Spostare la criticità sul piano della forma di governo e delle sue dinamiche attuative non parrebbe né utile né, tanto meno, risolutivo. Piuttosto si rischierebbe, come nei fatti si rischia, di indurre ancora maggiore confusione all’interno di un sistema complesso sistematicamente bilanciato. Dicendolo anche altrimenti: siccome, con la madre di tutte le riforme il premier potrà essere "sostituito” solo da un parlamentare, allora non esisteranno più governi tecnici, quasi che i medesimi siano una sciagura da allontanare e senza minimamente considerarne la funzione specifica dei medesimi che, a ben considerare, parrebbe rinvenirsi proprio nello assicurare la cosiddetta “governabilità” allorquando vi sia l’impossibilità di realizzare una maggioranza “politica” in parlamento, e allorquando sia necessario, come spesse volte accaduto nel passato recente, affrontare la emergenza senza incontrare i veti incrociati dei partiti politici.

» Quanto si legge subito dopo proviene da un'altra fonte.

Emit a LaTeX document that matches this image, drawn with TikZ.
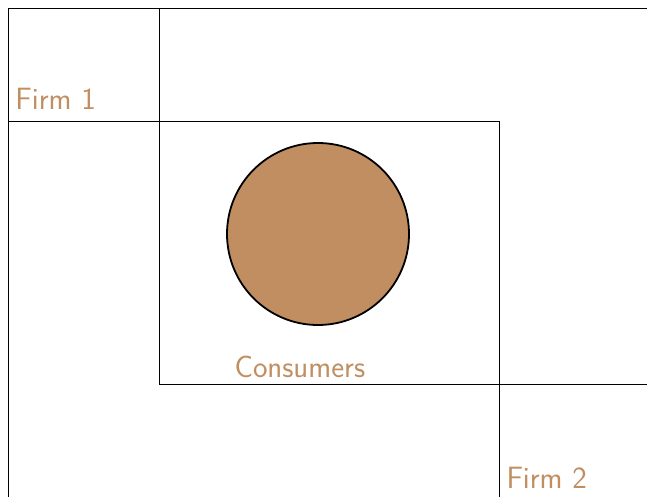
\documentclass[tikz,border=0pt]{standalone}
\usepackage{fontspec}
\definecolor{tan}{RGB}{192,142,96}
\begin{document}
\begin{tikzpicture}[x=1pt,y=-1pt,
  region/.style={line width=0.9pt,black},
  lbl/.style={text=tan,inner sep=0pt,anchor=base west,font=\sffamily\fontsize{30.8}{36}\selectfont},
  market/.style={draw=black,line width=1.8pt,fill=tan}]
\useasboundingbox (0,0) rectangle (647,497);
\draw[region] (8,497) -- (8,8) -- (647,8);
\draw[region] (159,8) -- (159,384) -- (647,384);
\draw[region] (8,121) -- (499,121) -- (499,497);
\node[market,circle,minimum size=182pt,inner sep=0pt] (cons) at (318,234) {};
\node[lbl] (f1) at (15.3,110) {Firm 1};
\node[lbl] (c) at (234.3,377) {Consumers};
\node[lbl] (f2) at (506.3,488) {Firm 2};
\end{tikzpicture}
\end{document}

Non sembrerebbe esistere, invero, una definizione comunemente e concordemente accettata di 'governabilità', significando, con siffatta espressione, ed in qualche modo, la capacità e/o la possibilità di governare, quindi l'abilità di governare di chi esercita in un dato momento la funzione di governo. Come sempre, è a un insieme di cause che bisogna fare riferimento. Ed è alla loro multiforme combinazione, differente da paese a paese, che è utile e opportuno fare riferimento al fine di ottenere una spiegazione che sia più vicina possibile alla realtà. Appare inoltre fondamentale non trascurare in alcun modo i processi di internazionalizzazione, e quindi di affermazione di atteggiamenti, aspettative, comportamenti, stili di governo e di opposizione, di controllo e di protesta, di possibilità di guida dell'economia.

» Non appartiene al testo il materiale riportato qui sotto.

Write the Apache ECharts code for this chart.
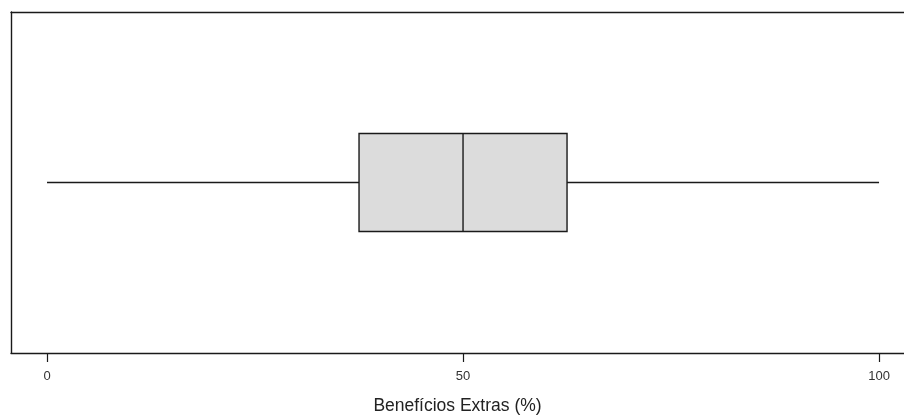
<!DOCTYPE html>
<html>
<head>
<meta charset="utf-8">
<script src="https://cdn.jsdelivr.net/npm/echarts@6/dist/echarts.min.js"></script>
<style>
html,body{margin:0;padding:0;background:#fff;}
#c{width:904px;height:417px;}
</style>
</head>
<body>
<div id="c"></div>
<script>
// Data
const categories = ['Benefícios Extras'];
const boxStats = [[0, 0, 37.5, 50, 62.5, 100]]; // [catIndex, min, Q1, median, Q3, max]
const tickValues = [0, 50, 100];
const axisTitle = 'Benefícios Extras (%)';

const chart = echarts.init(document.getElementById('c'), null, {renderer: 'canvas'});

const lineStyle = {stroke: '#1a1a1a', lineWidth: 1.4};
const frameLine = {color: '#1a1a1a', width: 1.4};
const xMin = -4.33, xMax = 103.0;

chart.setOption({
  animation: false,
  backgroundColor: '#fff',
  grid: {left: 11, top: 12, right: 0, height: 341, show: false, containLabel: false, outerBoundsMode: 'none'},
  xAxis: [{
    type: 'value',
    min: xMin, max: xMax,
    splitLine: {show: false},
    axisLine: {show: true, onZero: false, lineStyle: frameLine},
    axisTick: {show: true, length: 9, customValues: tickValues, lineStyle: {color: '#1a1a1a', width: 1.2}},
    axisLabel: {show: true, customValues: tickValues, margin: 17, fontSize: 13, color: '#333', fontFamily: 'Liberation Sans, Arial, sans-serif'},
    name: axisTitle,
    nameLocation: 'middle',
    nameGap: 44,
    nameTextStyle: {fontSize: 17.5, color: '#222', fontFamily: 'Liberation Sans, Arial, sans-serif'}
  }, {
    type: 'value',
    position: 'top',
    min: xMin, max: xMax,
    splitLine: {show: false},
    axisLine: {show: true, onZero: false, lineStyle: frameLine},
    axisTick: {show: false},
    axisLabel: {show: false}
  }],
  yAxis: {
    type: 'category',
    data: categories,
    axisLine: {show: true, onZero: false, lineStyle: frameLine},
    axisTick: {show: false},
    axisLabel: {show: false},
    splitLine: {show: false}
  },
  series: [{
    type: 'custom',
    data: boxStats,
    xAxisIndex: 0,
    encode: {x: [1, 2, 3, 4, 5], y: 0},
    renderItem: function (params, api) {
      const c = api.value(0);
      const pMin = api.coord([api.value(1), c]);
      const pQ1 = api.coord([api.value(2), c]);
      const pMed = api.coord([api.value(3), c]);
      const pQ3 = api.coord([api.value(4), c]);
      const pMax = api.coord([api.value(5), c]);
      const band = api.size([0, 1])[1];
      const h = band * 0.287;
      const yc = pMed[1];
      return {
        type: 'group',
        children: [
          {type: 'line', shape: {x1: pMin[0], y1: yc, x2: pQ1[0], y2: yc}, style: lineStyle},
          {type: 'line', shape: {x1: pQ3[0], y1: yc, x2: pMax[0], y2: yc}, style: lineStyle},
          {type: 'rect', shape: {x: pQ1[0], y: yc - h / 2, width: pQ3[0] - pQ1[0], height: h}, style: {fill: '#dcdcdc', stroke: '#1a1a1a', lineWidth: 1.4}},
          {type: 'line', shape: {x1: pMed[0], y1: yc - h / 2, x2: pMed[0], y2: yc + h / 2}, style: lineStyle}
        ]
      };
    }
  }]
});
</script>
</body>
</html>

La riforma costituzionale promossa dal Governo Meloni, come giustamente osserva Giuliano Amato, rischia di compromettere radicalmente l’attuale sistema di governo fondato sul Parlamento: le Camere ne risulterebbero depotenziate e di fatto, anche a tutto voler considerare, il Capo dello Stato vedrebbe drasticamente ridimensionata la sua storica funzione di “garanzia”. Bisognerebbe prioritariamente interrogarsi su un punto: quale sarebbe la utilità di una riforma siffatta che parrebbe aver il retrogusto amaro di uno specchietto per le allodole idoneo a distogliere l’attenzione del Popolo Italiano dalle criticità della quotidianità che sembra farsi sempre più complessa ed incalzante? La Storia della Repubblica Italiana parrebbe essere stata caratterizzata da una costante instabilità governativa. E numerose si sono avvicendate le proposte di revisione costituzionale e di riforma delle leggi elettorali, finalizzate a risolvere la criticità. Tuttavia, e probabilmente bisognerebbe interrogarsi sul punto, ogni tentativo sembra essersi risolto in un nulla di fatto.

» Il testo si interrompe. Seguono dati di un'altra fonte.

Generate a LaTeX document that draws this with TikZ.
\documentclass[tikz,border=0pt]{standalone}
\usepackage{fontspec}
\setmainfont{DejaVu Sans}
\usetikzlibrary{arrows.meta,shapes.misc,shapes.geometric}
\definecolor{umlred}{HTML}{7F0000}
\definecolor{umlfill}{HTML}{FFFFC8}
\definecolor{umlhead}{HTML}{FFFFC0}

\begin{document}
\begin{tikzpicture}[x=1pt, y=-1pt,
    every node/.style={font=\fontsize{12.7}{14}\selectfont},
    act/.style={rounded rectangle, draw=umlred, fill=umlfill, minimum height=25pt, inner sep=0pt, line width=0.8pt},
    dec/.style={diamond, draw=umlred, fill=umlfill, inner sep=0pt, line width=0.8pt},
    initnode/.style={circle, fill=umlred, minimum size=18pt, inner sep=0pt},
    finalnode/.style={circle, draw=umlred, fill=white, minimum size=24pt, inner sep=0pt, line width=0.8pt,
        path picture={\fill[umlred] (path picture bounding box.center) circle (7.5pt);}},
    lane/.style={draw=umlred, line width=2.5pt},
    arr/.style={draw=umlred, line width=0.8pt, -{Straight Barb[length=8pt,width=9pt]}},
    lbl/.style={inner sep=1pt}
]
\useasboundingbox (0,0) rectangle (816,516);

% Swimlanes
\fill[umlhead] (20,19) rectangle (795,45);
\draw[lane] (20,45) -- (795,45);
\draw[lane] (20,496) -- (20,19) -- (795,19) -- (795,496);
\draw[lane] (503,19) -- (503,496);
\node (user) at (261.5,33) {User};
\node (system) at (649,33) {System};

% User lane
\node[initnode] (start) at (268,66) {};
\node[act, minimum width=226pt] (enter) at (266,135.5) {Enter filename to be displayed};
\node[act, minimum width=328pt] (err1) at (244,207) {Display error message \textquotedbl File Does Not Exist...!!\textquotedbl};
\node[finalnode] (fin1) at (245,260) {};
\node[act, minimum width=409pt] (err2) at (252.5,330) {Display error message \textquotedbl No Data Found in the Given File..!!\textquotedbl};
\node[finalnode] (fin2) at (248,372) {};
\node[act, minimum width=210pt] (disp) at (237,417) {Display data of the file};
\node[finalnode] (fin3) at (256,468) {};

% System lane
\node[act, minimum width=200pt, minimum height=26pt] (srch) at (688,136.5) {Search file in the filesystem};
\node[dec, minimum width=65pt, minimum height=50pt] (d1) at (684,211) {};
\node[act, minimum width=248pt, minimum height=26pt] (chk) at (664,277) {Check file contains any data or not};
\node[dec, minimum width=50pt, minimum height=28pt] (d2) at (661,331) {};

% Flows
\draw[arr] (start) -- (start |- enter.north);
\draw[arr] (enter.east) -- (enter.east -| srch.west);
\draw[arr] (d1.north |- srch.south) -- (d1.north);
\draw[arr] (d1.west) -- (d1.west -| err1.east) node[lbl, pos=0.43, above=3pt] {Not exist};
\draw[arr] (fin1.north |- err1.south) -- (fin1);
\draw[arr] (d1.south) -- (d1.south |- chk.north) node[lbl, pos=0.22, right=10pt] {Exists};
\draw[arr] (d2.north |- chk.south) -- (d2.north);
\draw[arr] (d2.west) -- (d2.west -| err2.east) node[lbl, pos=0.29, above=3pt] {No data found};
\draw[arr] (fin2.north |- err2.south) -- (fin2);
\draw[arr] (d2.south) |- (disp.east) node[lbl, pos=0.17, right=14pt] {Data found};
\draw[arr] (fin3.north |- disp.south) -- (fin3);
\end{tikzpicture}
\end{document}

Laddove non si fosse capito, e lungi dal voler ricondurre la stabilità a circostanze altre, forse si dovrebbe riflettere sul fatto che la governabilità è sempre garantita solo ed unicamente allorquando la maggioranza di governo assicuri la gestione razionale e maggiormente di interesse per la vita dei consociati, ponendo in essere misure finalizzate a favorire, per quanto possibile, il benessere dei cittadini, specie nei momenti di maggiore difficoltà. La stabilità di governo è direttamente proporzionale alla capacità di governo delle forze di maggioranza. Nulla di più nulla di meno. Quindi, utile sarebbe pensare a governare e a farlo nel migliore dei modi, altrimenti si ridia la parola alle urne.